Directed, produced and edited by Raine McCormack from a script co-written with John Hoernschemeyer, The Village in the Woods is a low-budget British horror set largely in and around a single location, the shell of the Old Harbour which never really convinces as an easy scam for Nicky and Jason seeing as it will take more cash to renovate than they will ever make in takings in a village of apparently five occupants.

Playing off the tropes of folk horror, with endless fog rolling through the dense forest, charms hung from the branches by the peculiar locals and an upstairs room with a budget pagan totem and a wedding dress with a choker of twigs and bird skulls, the acting is stilted but perhaps as good as it can be with the script which seems to add swearing whenever a scene runs short or restating established points, Nicky and Jason having the same conversation about leaving multiple times while the villagers gurn archly.

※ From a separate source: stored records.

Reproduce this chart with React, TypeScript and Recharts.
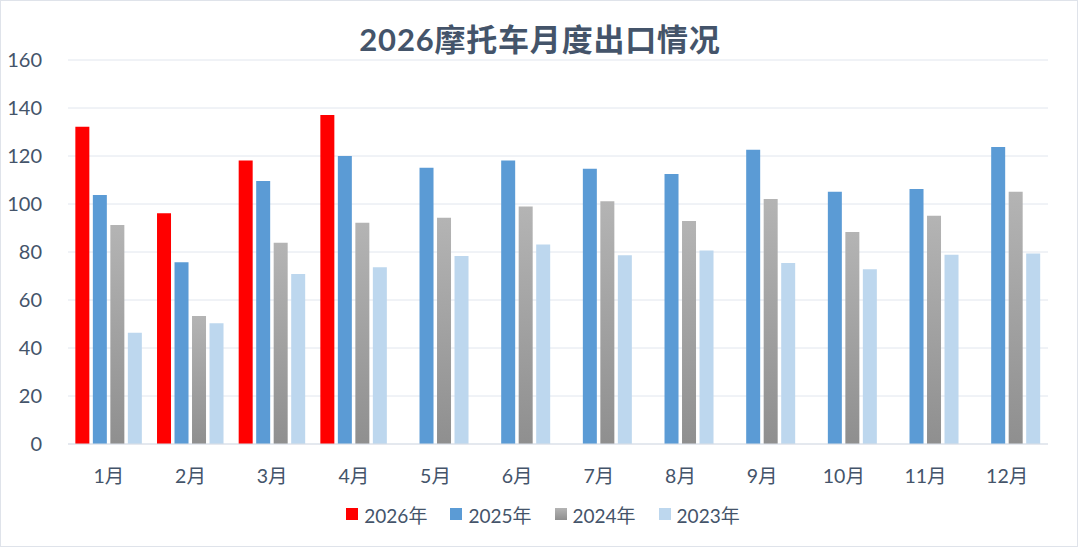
import React from 'react'
import { BarChart, Bar, XAxis, YAxis, CartesianGrid, Legend } from 'recharts'

const months = ['1月', '2月', '3月', '4月', '5月', '6月', '7月', '8月', '9月', '10月', '11月', '12月']
const y2026 = [132.2, 96.1, 118.1, 137.1, null, null, null, null, null, null, null, null]
const y2025 = [103.8, 75.7, 109.6, 120, 115.1, 118.1, 114.7, 112.5, 122.6, 105.1, 106.3, 123.8]
const y2024 = [91.3, 53.3, 83.9, 92.2, 94.3, 99.0, 101.1, 92.9, 102.1, 88.3, 95.1, 105.1]
const y2023 = [46.4, 50.3, 70.8, 73.6, 78.3, 83.1, 78.6, 80.6, 75.4, 72.8, 78.9, 79.4]
const yTicks = [0, 20, 40, 60, 80, 100, 120, 140, 160]

const data = months.map((m, i) => ({
  month: m,
  y2026: y2026[i],
  y2025: y2025[i],
  y2024: y2024[i],
  y2023: y2023[i],
}))

const textColor = '#44546a'
const font = 'Lato, "Noto Sans CJK SC", sans-serif'

const legendItems = [
  { label: '2026年', bg: '#ff0000' },
  { label: '2025年', bg: '#5b9bd5' },
  { label: '2024年', bg: 'linear-gradient(#b4b4b4, #8f8f8f)' },
  { label: '2023年', bg: '#bdd7ee' },
]

function LegendContent() {
  return (
    <div
      style={{
        height: 40, width: 1080, paddingLeft: 6, boxSizing: 'border-box',
        display: 'flex', justifyContent: 'center', alignItems: 'center', fontFamily: font,
      }}
    >
      {legendItems.map((it) => (
        <div key={it.label} style={{ display: 'flex', alignItems: 'center', margin: '0 11.5px' }}>
          <span style={{ width: 12, height: 12, background: it.bg, marginRight: 6, display: 'inline-block' }} />
          <span style={{ fontSize: 19, color: textColor }}>{it.label}</span>
        </div>
      ))}
    </div>
  )
}

export default function App() {
  return (
    <div style={{ position: 'absolute', left: 0, top: 0, width: 1080, height: 547, background: '#fff' }}>
      <div
        style={{
          position: 'absolute', left: 0, top: 0, width: 1076, height: 545,
          border: '1px solid #dfe3ea', pointerEvents: 'none',
        }}
      />
      <div
        style={{
          position: 'absolute', top: 15, left: 0, width: 1080, textAlign: 'center',
          fontFamily: font, fontWeight: 700, fontSize: 31, letterSpacing: 0.8, color: textColor,
        }}
      >
        2026摩托车月度出口情况
      </div>
      <BarChart
        width={1080}
        height={547}
        data={data}
        margin={{ top: 60, right: 32, left: 0, bottom: 13 }}
        barCategoryGap="9%"
        barGap={3.5}
        style={{ fontFamily: font }}
      >
        <defs>
          <linearGradient id="grayGrad" x1="0" y1="0" x2="0" y2="1">
            <stop offset="0%" stopColor="#b4b4b4" />
            <stop offset="100%" stopColor="#8f8f8f" />
          </linearGradient>
        </defs>
        <CartesianGrid vertical={false} stroke="#e1e6ee" />
        <XAxis
          dataKey="month"
          height={50}
          tickLine={false}
          tickSize={0}
          tickMargin={25}
          axisLine={{ stroke: '#d9dee6' }}
          tick={{ fill: textColor, fontSize: 19.5 }}
          interval={0}
        />
        <YAxis
          width={68}
          domain={[0, 160]}
          ticks={yTicks}
          tickLine={false}
          tickSize={0}
          tickMargin={26}
          axisLine={false}
          tick={{ fill: textColor, fontSize: 20 }}
        />
        <Legend
          verticalAlign="bottom"
          height={40}
          wrapperStyle={{ left: 0, width: 1080 }}
          content={<LegendContent />}
        />
        <Bar dataKey="y2026" name="2026年" fill="#ff0000" isAnimationActive={false} />
        <Bar dataKey="y2025" name="2025年" fill="#5b9bd5" isAnimationActive={false} />
        <Bar dataKey="y2024" name="2024年" fill="url(#grayGrad)" isAnimationActive={false} />
        <Bar dataKey="y2023" name="2023年" fill="#bdd7ee" isAnimationActive={false} />
      </BarChart>
    </div>
  )
}
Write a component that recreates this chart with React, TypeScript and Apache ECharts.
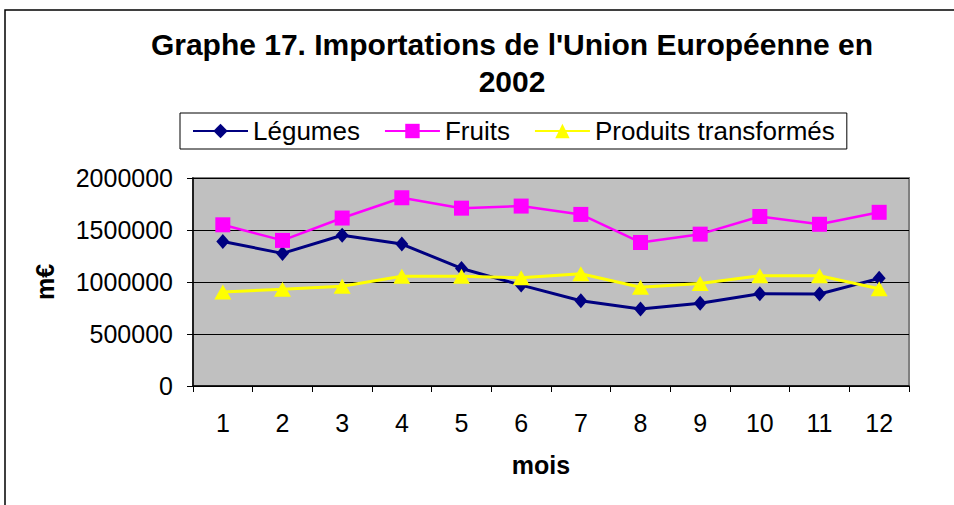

The lure by which Nicky and Jason were brought to the village in the woods as sketchy as their plan and preparation, the eventual reveal of the true nature of the locals and the ritual they conduct every three hundred lunar cycles is a preposterous broadside of exposition parachuted in as an act of narrative desperation rather than anything which has been hinted at or foreshadowed, the atmospheric visuals of the forest and the nocturnal activities failing to compensate for the endemic lack of originality.